I found a fun video from Family History Fanatics listing seven common genealogy mistakes. I’ve made every single one of these mistakes. The second common mistake in that video is jumping to conclusions.
There are lots of ways to look at this, but to me, it’s about performing a reasonably exhaustive search, and resolving conflicting or contradictory evidence. At the end, I should have a sound, coherent and reasonable conclusion.
My biggest mistake on this front was Willard George Harding. I was tracing my wife’s family back and encountered a brick wall with this gentleman in Washington state. He was born in 1868 in Maine according to several different census records, including the 1887 and 1889 Washington Territorial census where the 20-plus-year-old appeared alone in Skagit County, with no other Hardings or obvious family in sight. I had no death certificate, so I didn’t have any leads on his parents.
With a name, a year and a place, I started looking for Will Hardings in the 1870 and 1880 census in Maine. I needed to eliminate contradictory evidence, so I tried to guarantee that I didn’t find someone who showed up in Maine when Willard was in Washington state, or who had died. There were several, but most of them were obviously different people than Willard.
The twelve-year-old Willie Harding living in Cumberland, Maine in 1880 fit well, though—I couldn’t find any record of him after 1880, and he was about the right age, twelve, rather than the thirteen I was looking for. In fact, considering the Washington Willard was born in July, and the 1880 census recorded in June, I could even argue the two were the same age. Woot!
I then kept building my family tree, going back all the way to the Mayflower, finding along the way all sorts of great stories, such as a Salem, Mass. many-greats grandmother executed for witchcraft, and a many-greats grandfather who murdered his wife because she didn’t keep the house clean enough.
But… was my story about Willard coherent and reasonable? No. While it was possible for a young man to make the journey across the plains alone, it was truly extraordinary for the time for someone to emigrate without family and friends either with them, or at their destination. I also hadn’t resolved two pieces of conflicting evidence: in the 1900 census, Willard reported that his parents were born in Canada, but in the 1880 census, Willie Harding’s parents reported that they were born in Maine.
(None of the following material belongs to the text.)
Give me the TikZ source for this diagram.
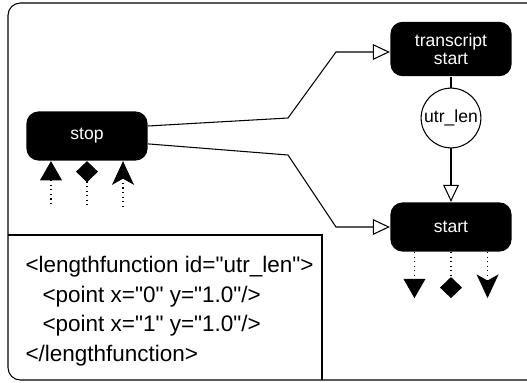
\documentclass[tikz,border=0pt]{standalone}
\usepackage{fontspec}
\setmainfont{Liberation Sans}
\usetikzlibrary{arrows.meta}
\newcommand{\qt}{\textquotedbl}

\begin{document}
\begin{tikzpicture}[x=0.02cm,y=-0.02cm,line width=0.6pt,
    block/.style={rectangle, rounded corners=7pt, fill=black, text=white, minimum width=69pt, minimum height=28pt, inner sep=0, align=center, font=\fontsize{10}{10.5}\selectfont},
    lenlabel/.style={circle, draw, fill=white, minimum size=34pt, inner sep=0, font=\fontsize{10}{12}\selectfont},
    hollow/.style={-{Triangle[open, length=9.7pt, width=9pt]}},
    ]
    \useasboundingbox (0,0) rectangle (527,382);
    % frame and the length function box
    \draw[rounded corners=7pt] (540,3) -- (8,3) -- (8,380) -- (540,380);
    \draw (8,235) -| (322,380);
    \draw
    (87,136)node[block](stop){stop}
    (451,49)node[block, minimum height=31pt](ts){transcript\\start}
    (451,118)node[lenlabel](len){utr\_len}
    (451,227)node[block](st){start}
    (25,311)node[anchor=west, align=left, inner sep=0, font=\fontsize{12.8}{16.8}\selectfont](code){<lengthfunction id=\qt utr\_len\qt>\\\hspace*{9.7pt}<point x=\qt 0\qt{} y=\qt 1.0\qt/>\\\hspace*{9.7pt}<point x=\qt 1\qt{} y=\qt 1.0\qt/>\\</lengthfunction>}
    ;
    \draw[hollow] ([yshift=5.7pt]stop.east) -- (288,118) -- (336,52) -- (336,52 -| ts.west);
    \draw[hollow] ([yshift=-4.5pt]stop.east) -- (288,155) -- (336,227) -- (st.west);
    \draw (ts.south) -- (len.north);
    \draw[hollow] (len.south) -- (st.north);
    % ports below the blocks
    \draw[dotted, {Triangle[length=11pt, width=12.5pt]}-] ([xshift=-20.5pt]stop.south) -- ++(0,46);
    \draw[dotted, {Diamond[length=12pt, width=12.5pt]}-] (stop.south) -- ++(0,46);
    \draw[dotted, {Stealth[length=13.5pt, width=12.5pt, inset=3.5pt]}-] ([xshift=20.5pt]stop.south) -- ++(0,46);
    \draw[dotted, -{Triangle[length=11pt, width=12.5pt]}] ([xshift=-20.8pt]st.south) -- ++(0,46);
    \draw[dotted, -{Diamond[length=12pt, width=12.5pt]}] (st.south) -- ++(0,46);
    \draw[dotted, -{Stealth[length=13.5pt, width=12.5pt, inset=3.5pt]}] ([xshift=20.8pt]st.south) -- ++(0,46);
\end{tikzpicture}
\end{document}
The root of my mistake was that I had I failed to perform a reasonably exhaustive search for people with the same name and age. My census search was limited to Maine. Once I expanded my search to include Canada, Massachusetts, New Hampshire & Vermont, I found an 1881 census record for a Willard Harding of exactly the right age and place of birth living in Canada with the Flagg family.
And there were plenty of Flaggs recorded in the Washington census right next to Willard, including an Augusta Flagg. Her 1877 Grand Manan marriage record to Allen Flagg revealed her maiden name as Harding, and she turned out to be Willard’s mother, who descended from a line of New York loyalists who moved to St. John, Canada after the Revolution.
Willard hadn’t made the trip across the plains alone. He traveled from Canada to Washington, not only with his mother, but with his step-father and huge extended step family.